begin Data provided
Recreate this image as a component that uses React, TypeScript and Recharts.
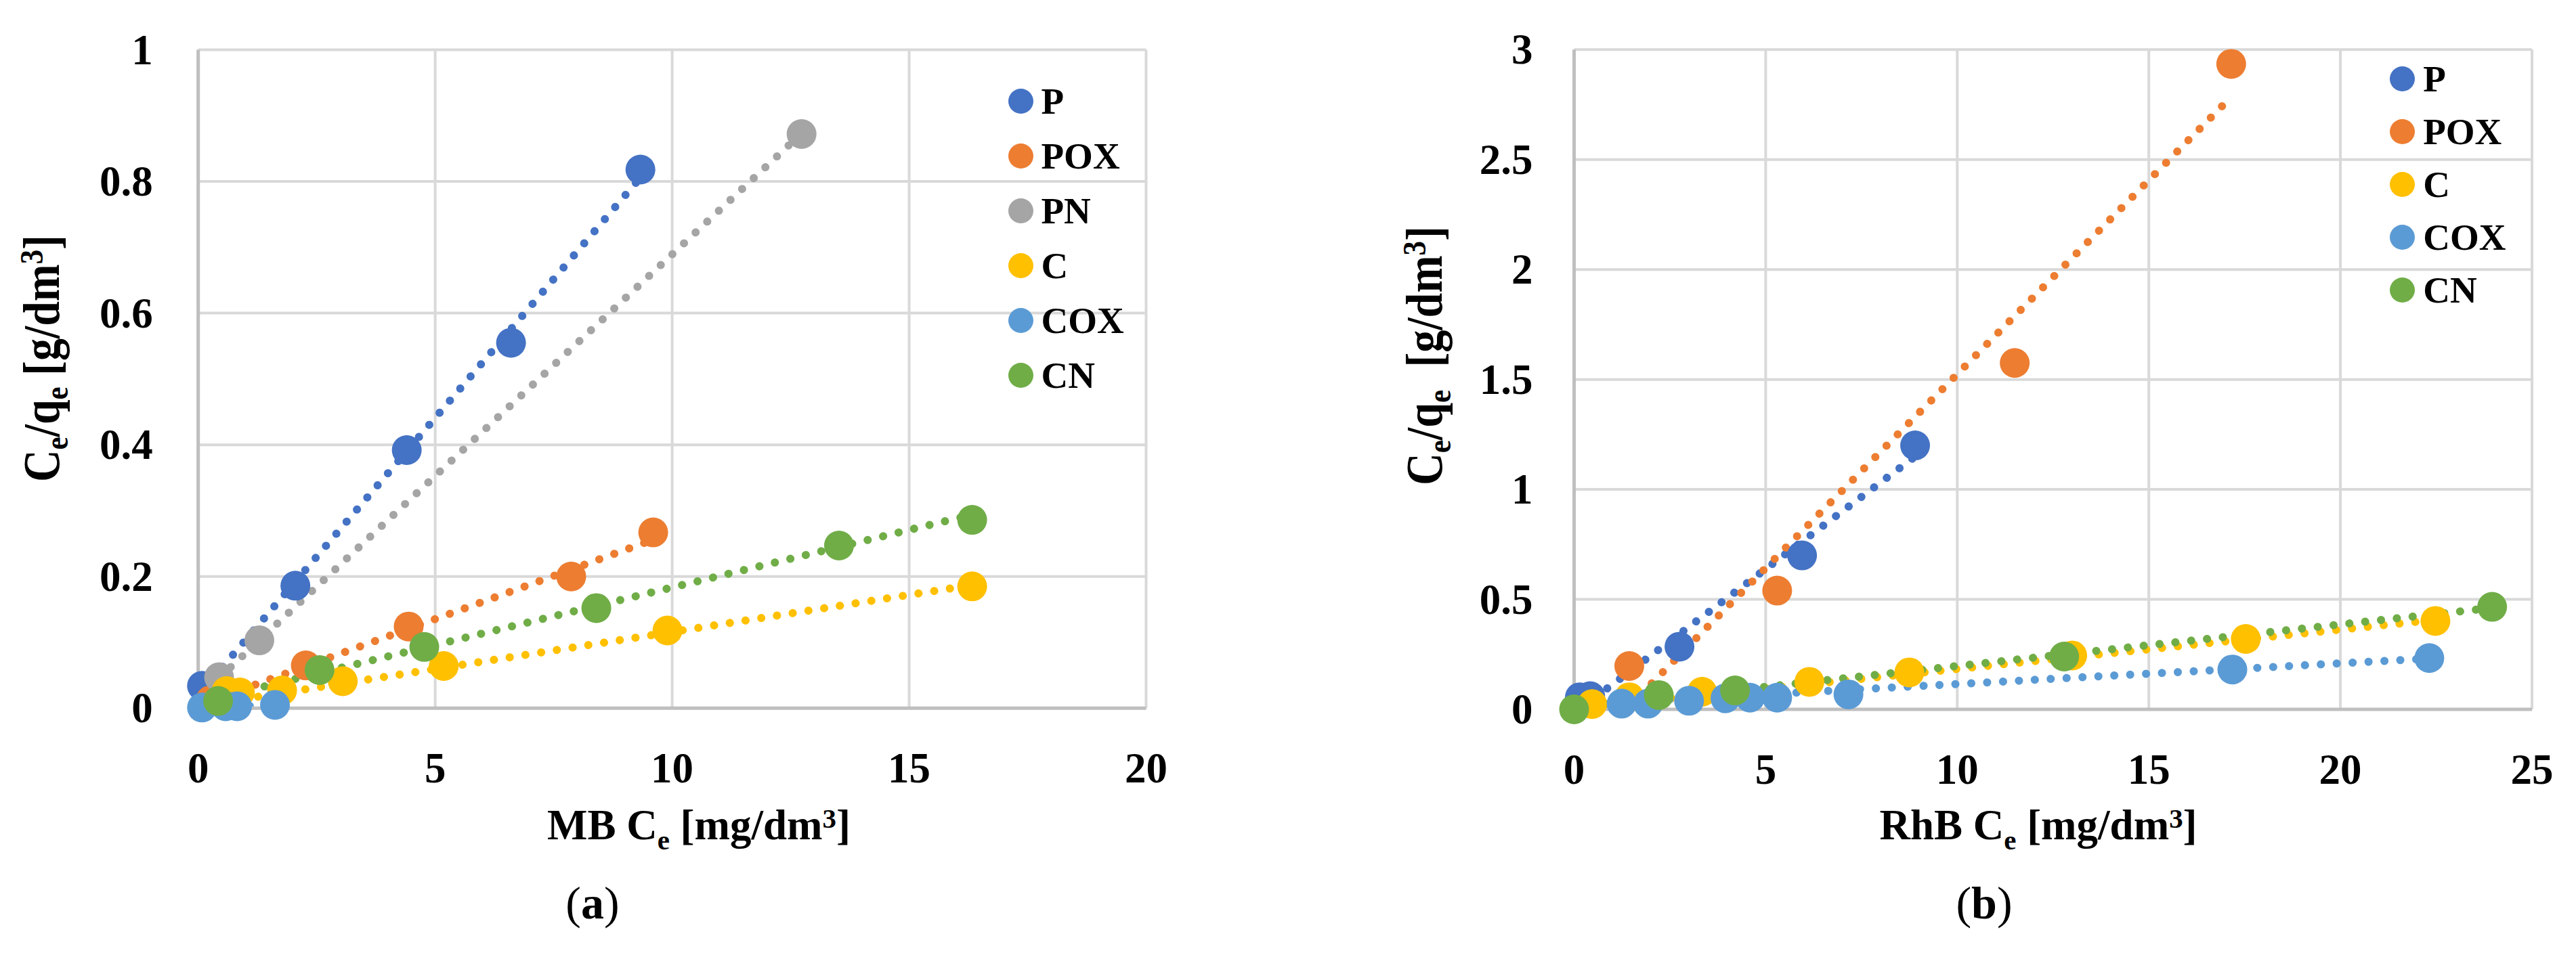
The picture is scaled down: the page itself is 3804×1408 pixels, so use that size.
import React from "react";
import {
  ComposedChart,
  Scatter,
  Line,
  XAxis,
  YAxis,
  CartesianGrid,
  Legend,
  Label,
} from "recharts";

const FONT = "'Liberation Serif', 'Times New Roman', serif";

// ---------- series names & colours ----------
const NAMES_A = ["P", "POX", "PN", "C", "COX", "CN"];
const NAMES_B = ["P", "POX", "C", "COX", "CN"];
const COLORS: Record<string, string> = {
  P: "#4472C4",
  POX: "#ED7D31",
  PN: "#A5A5A5",
  C: "#FFC000",
  COX: "#5B9BD5",
  CN: "#70AD47",
};

// ---------- chart (a): MB ----------
const mbP = [
  { x: 0.08, y: 0.034 },
  { x: 2.05, y: 0.186 },
  { x: 4.4, y: 0.392 },
  { x: 6.6, y: 0.555 },
  { x: 9.33, y: 0.818 },
];
const mbPOX = [
  { x: 0.26, y: 0.012 },
  { x: 2.27, y: 0.065 },
  { x: 4.44, y: 0.124 },
  { x: 7.87, y: 0.2 },
  { x: 9.6, y: 0.267 },
];
const mbPN = [
  { x: 0.44, y: 0.047 },
  { x: 1.29, y: 0.103 },
  { x: 12.73, y: 0.872 },
];
const mbC = [
  { x: 0.6, y: 0.026 },
  { x: 0.88, y: 0.024 },
  { x: 1.77, y: 0.027 },
  { x: 3.05, y: 0.041 },
  { x: 5.18, y: 0.064 },
  { x: 9.9, y: 0.118 },
  { x: 16.33, y: 0.185 },
];
const mbCOX = [
  { x: 0.08, y: 0.001 },
  { x: 0.58, y: 0.003 },
  { x: 0.82, y: 0.003 },
  { x: 1.62, y: 0.005 },
];
const mbCN = [
  { x: 0.42, y: 0.011 },
  { x: 2.56, y: 0.058 },
  { x: 4.77, y: 0.093 },
  { x: 8.4, y: 0.152 },
  { x: 13.52, y: 0.247 },
  { x: 16.33, y: 0.286 },
];
// linear trendline end points
const mbTrendP = [{ x: 0.08, y: 0.026 }, { x: 9.33, y: 0.806 }];
const mbTrendPOX = [{ x: 0.26, y: 0.011 }, { x: 9.6, y: 0.256 }];
const mbTrendPN = [{ x: 0.44, y: 0.046 }, { x: 12.73, y: 0.873 }];
const mbTrendC = [{ x: 0.6, y: 0.01 }, { x: 16.33, y: 0.187 }];
const mbTrendCOX = [{ x: 0.08, y: 0.001 }, { x: 1.62, y: 0.005 }];
const mbTrendCN = [{ x: 0.42, y: 0.016 }, { x: 16.33, y: 0.294 }];
const mbXTicks = [0, 5, 10, 15, 20];
const mbYTicks = [0, 0.2, 0.4, 0.6, 0.8, 1];

// ---------- chart (b): RhB ----------
const rhP = [
  { x: 0.15, y: 0.055 },
  { x: 0.42, y: 0.06 },
  { x: 2.75, y: 0.285 },
  { x: 5.95, y: 0.7 },
  { x: 8.9, y: 1.2 },
];
const rhPOX = [
  { x: 1.44, y: 0.197 },
  { x: 5.3, y: 0.54 },
  { x: 11.5, y: 1.575 },
  { x: 17.15, y: 2.935 },
];
const rhC = [
  { x: 0.47, y: 0.024 },
  { x: 1.44, y: 0.055 },
  { x: 3.34, y: 0.08 },
  { x: 6.14, y: 0.125 },
  { x: 8.75, y: 0.168 },
  { x: 13.0, y: 0.245 },
  { x: 17.53, y: 0.32 },
  { x: 22.48, y: 0.402 },
];
const rhCOX = [
  { x: 1.24, y: 0.026 },
  { x: 1.93, y: 0.026 },
  { x: 3.0, y: 0.039 },
  { x: 3.95, y: 0.05 },
  { x: 4.59, y: 0.053 },
  { x: 5.3, y: 0.053 },
  { x: 7.16, y: 0.068 },
  { x: 17.18, y: 0.181 },
  { x: 22.32, y: 0.233 },
];
const rhCN = [
  { x: 0.0, y: 0.0 },
  { x: 2.21, y: 0.065 },
  { x: 4.2, y: 0.086 },
  { x: 12.79, y: 0.24 },
  { x: 23.96, y: 0.466 },
];
const rhTrendP = [{ x: 0.2, y: 0.008 }, { x: 8.9, y: 1.15 }];
const rhTrendPOX = [{ x: 1.44, y: 0.015 }, { x: 17.15, y: 2.785 }];
const rhTrendC = [{ x: 0.47, y: 0.013 }, { x: 22.48, y: 0.407 }];
const rhTrendCOX = [{ x: 1.24, y: 0.033 }, { x: 22.32, y: 0.231 }];
const rhTrendCN = [{ x: 0.0, y: 0.008 }, { x: 23.96, y: 0.461 }];
const rhXTicks = [0, 5, 10, 15, 20, 25];
const rhYTicks = [0, 0.5, 1, 1.5, 2, 2.5, 3];

// ---------- shared pieces ----------
const MARKER_R = 22;
const makeShape = (color: string) => (props: any) =>
  props.cx == null ? null : (
    <circle cx={props.cx} cy={props.cy} r={MARKER_R} fill={color} />
  );

const XTick = (props: any) => (
  <text
    x={props.x}
    y={props.y + 110}
    textAnchor="middle"
    fontFamily={FONT}
    fontWeight={700}
    fontSize={63}
    fill="#000"
  >
    {String(props.payload.value)}
  </text>
);

const makeYTick = (gap: number) => (props: any) => (
  <text
    x={props.x - gap}
    y={props.y + 21}
    textAnchor="end"
    fontFamily={FONT}
    fontWeight={700}
    fontSize={63}
    fill="#000"
  >
    {String(props.payload.value)}
  </text>
);

const makeLegend = (names: string[], rowH: number) => () => (
  <div style={{ fontFamily: FONT, fontWeight: 700, fontSize: 55, color: "#000" }}>
    {names.map((n) => (
      <div key={n} style={{ display: "flex", alignItems: "center", height: rowH }}>
        <span
          style={{
            display: "inline-block",
            width: 37,
            height: 37,
            borderRadius: "50%",
            background: COLORS[n],
            marginRight: 12,
            flex: "none",
          }}
        />
        <span style={{ lineHeight: 1 }}>{n}</span>
      </div>
    ))}
  </div>
);

const SUB = 0.65;

const YTitle = ({
  cx,
  cy,
  len,
  gap,
}: {
  cx: number;
  cy: number;
  len: number;
  gap: string;
}) => {
  const fs = 76;
  const s = fs * SUB;
  return (
    <text
      x={cx}
      y={cy}
      transform={`rotate(-90 ${cx} ${cy})`}
      textAnchor="middle"
      fontFamily={FONT}
      fontWeight={700}
      fontSize={fs}
      fill="#000"
      textLength={len}
      lengthAdjust="spacingAndGlyphs"
      style={{ whiteSpace: "pre" }}
    >
      C
      <tspan fontSize={s} dy={13}>e</tspan>
      <tspan dy={-13}>/q</tspan>
      <tspan fontSize={s} dy={13}>e</tspan>
      <tspan dy={-13}>{gap + "[g/dm"}</tspan>
      <tspan fontSize={s} dy={-24}>3</tspan>
      <tspan dy={24}>]</tspan>
    </text>
  );
};

const XTitle = ({
  cx,
  y,
  prefix,
  capX,
  capY,
  cap,
}: {
  cx: number;
  y: number;
  prefix: string;
  capX: number;
  capY: number;
  cap: string;
}) => {
  const fs = 63;
  const s = fs * SUB;
  return (
    <g>
      <text
        x={cx}
        y={y}
        textAnchor="middle"
        fontFamily={FONT}
        fontWeight={700}
        fontSize={fs}
        fill="#000"
        style={{ whiteSpace: "pre" }}
      >
        {prefix + " C"}
        <tspan fontSize={s} dy={15}>e</tspan>
        <tspan dy={-15}>{" [mg/dm"}</tspan>
        <tspan fontSize={s} dy={-17}>3</tspan>
        <tspan dy={17}>]</tspan>
      </text>
      <text
        x={capX}
        y={capY}
        textAnchor="middle"
        fontFamily={FONT}
        fontSize={68}
        fill="#000"
      >
        (<tspan fontWeight={700}>{cap}</tspan>)
      </text>
    </g>
  );
};

type Pt = { x: number; y: number };

function renderScatters(names: string[], data: Record<string, Pt[]>) {
  return names.map((n) => (
    <Scatter
      key={"s" + n}
      name={n}
      data={data[n]}
      fill={COLORS[n]}
      shape={makeShape(COLORS[n])}
      isAnimationActive={false}
    />
  ));
}

function renderTrends(names: string[], data: Record<string, Pt[]>) {
  return names.map((n) => (
    <Line
      key={"t" + n}
      data={data[n]}
      dataKey="y"
      type="linear"
      stroke={COLORS[n]}
      strokeWidth={12}
      strokeDasharray="0.1 23.4"
      strokeLinecap="round"
      dot={false}
      activeDot={false}
      legendType="none"
      isAnimationActive={false}
    />
  ));
}

const gridStroke = "#D9D9D9";
const axisStroke = "#BFBFBF";

export default function App() {
  const mbData: Record<string, Pt[]> = {
    P: mbP,
    POX: mbPOX,
    PN: mbPN,
    C: mbC,
    COX: mbCOX,
    CN: mbCN,
  };
  const mbTrend: Record<string, Pt[]> = {
    P: mbTrendP,
    POX: mbTrendPOX,
    PN: mbTrendPN,
    C: mbTrendC,
    COX: mbTrendCOX,
    CN: mbTrendCN,
  };
  const rhData: Record<string, Pt[]> = {
    P: rhP,
    POX: rhPOX,
    C: rhC,
    COX: rhCOX,
    CN: rhCN,
  };
  const rhTrend: Record<string, Pt[]> = {
    P: rhTrendP,
    POX: rhTrendPOX,
    C: rhTrendC,
    COX: rhTrendCOX,
    CN: rhTrendCN,
  };

  return (
    <div
      style={{
        position: "absolute",
        left: 0,
        top: 0,
        width: 3804,
        height: 1408,
        background: "#fff",
        overflow: "hidden",
      }}
    >
      {/* (a) MB */}
      <div style={{ position: "absolute", left: 0, top: 0 }}>
        <ComposedChart
          width={1900}
          height={1408}
          margin={{ top: 73.5, left: 2.7, right: 207.5, bottom: 1.7 }}
        >
          <CartesianGrid stroke={gridStroke} strokeWidth={4} />
          <XAxis
            type="number"
            dataKey="x"
            domain={[0, 20]}
            ticks={mbXTicks}
            height={360}
            tickLine={false}
            tickSize={0}
            tickMargin={0}
            axisLine={{ stroke: axisStroke, strokeWidth: 5 }}
            tick={XTick}
            interval={0}
          >
            <Label
              content={() => (
                <XTitle cx={1032} y={1240} prefix="MB" capX={875} capY={1357} cap="a" />
              )}
            />
          </XAxis>
          <YAxis
            type="number"
            dataKey="y"
            domain={[0, 1]}
            ticks={mbYTicks}
            width={290}
            tickLine={false}
            tickSize={0}
            tickMargin={0}
            axisLine={{ stroke: axisStroke, strokeWidth: 5 }}
            tick={makeYTick(67)}
            interval={0}
          >
            <Label content={() => <YTitle cx={87} cy={529.5} len={365} gap=" " />} />
          </YAxis>
          <Legend
            layout="vertical"
            align="center"
            verticalAlign="middle"
            content={makeLegend(NAMES_A, 81)}
            wrapperStyle={{ left: 1488.5, top: 108.5, width: 300, height: 490 }}
          />
          {renderScatters(NAMES_A, mbData)}
          {renderTrends(NAMES_A, mbTrend)}
        </ComposedChart>
      </div>

      {/* (b) RhB */}
      <div style={{ position: "absolute", left: 1900, top: 0 }}>
        <ComposedChart
          width={1904}
          height={1408}
          margin={{ top: 73.3, left: 134.5, right: 65, bottom: 0 }}
        >
          <CartesianGrid stroke={gridStroke} strokeWidth={4} />
          <XAxis
            type="number"
            dataKey="x"
            domain={[0, 25]}
            ticks={rhXTicks}
            height={360}
            tickLine={false}
            tickSize={0}
            tickMargin={0}
            axisLine={{ stroke: axisStroke, strokeWidth: 5 }}
            tick={XTick}
            interval={0}
          >
            <Label
              content={() => (
                <XTitle cx={1110} y={1240} prefix="RhB" capX={1030} capY={1357} cap="b" />
              )}
            />
          </XAxis>
          <YAxis
            type="number"
            dataKey="y"
            domain={[0, 3]}
            ticks={rhYTicks}
            width={290}
            tickLine={false}
            tickSize={0}
            tickMargin={0}
            axisLine={{ stroke: axisStroke, strokeWidth: 5 }}
            tick={makeYTick(61)}
            interval={0}
          >
            <Label content={() => <YTitle cx={229} cy={525.5} len={383} gap="  " />} />
          </YAxis>
          <Legend
            layout="vertical"
            align="center"
            verticalAlign="middle"
            content={makeLegend(NAMES_B, 78)}
            wrapperStyle={{ left: 1629.2, top: 77.7, width: 260, height: 400 }}
          />
          {renderScatters(NAMES_B, rhData)}
          {renderTrends(NAMES_B, rhTrend)}
        </ComposedChart>
      </div>
    </div>
  );
}
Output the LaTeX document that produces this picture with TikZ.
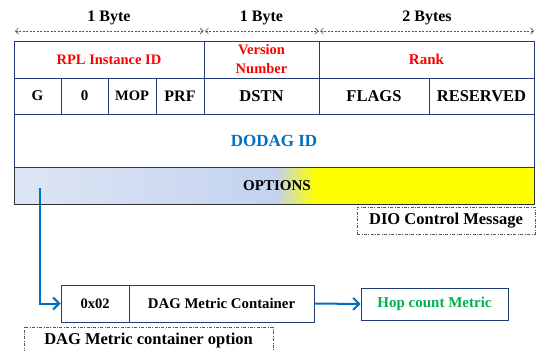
end Data provided
» **What the task asks**
Take the lines above from the top of the records through the one with "Serif', 'Times New" and repeat them exactly, without any pictures.

» **Result of the task**
Recreate this image as a component that uses React, TypeScript and Recharts.
The picture is scaled down: the page itself is 3804×1408 pixels, so use that size.
import React from "react";
import {
  ComposedChart,
  Scatter,
  Line,
  XAxis,
  YAxis,
  CartesianGrid,
  Legend,
  Label,
} from "recharts";

const FONT = "'Liberation Serif', 'Times New Roman', serif";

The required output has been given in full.